Koehler, J. J. & Conley, C. A. (2003). The Hot Hand Myth in Professional Basketball. Journal of Sport and Exercise Psychology, 25, 253-259.

ABSTRACT

The “hot hand” describes the belief (particularly among basketball fans) that an athlete’s performance increases beyond his or her base rate following a string of successes. Despite much research on this phenomenon and the related psychological momentum phenomenon, debate persists about whether athletes elevate their performance following a successful performance run. In this paper, we take criticisms and limitations of previous research into account and offer new evidence. In Study 1, we present an experimental survey that shows that, contrary to an implicit assumption of past research, people do not always equate hotness with a short runs of success in basketball. The time frame within which the runs occur, as well as the difficulty of the shot, influence people's judgments about whether a streaking athlete is hot or not.
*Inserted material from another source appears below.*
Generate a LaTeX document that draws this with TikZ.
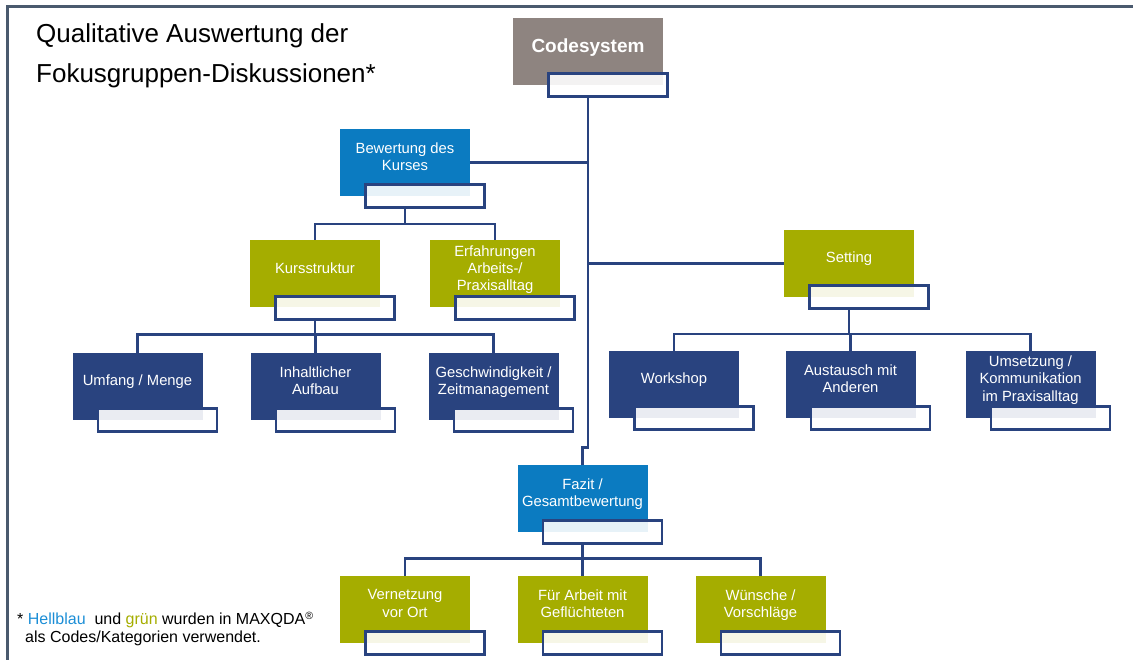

In Study 2, we apply these findings by searching for evidence of the hot hand in four National Basketball Association (NBA) Long Distance Shootout contests. Traditional sequential dependency runs analyses, individual level analyses, and a review of spontaneous outbursts by contest announcers about players who are "on fire" failed to reveal evidence of a hot hand. We conclude that the present data help clarify the common meaning of hot hand, and provide evidence against the ubiquity of the performance phenomenon.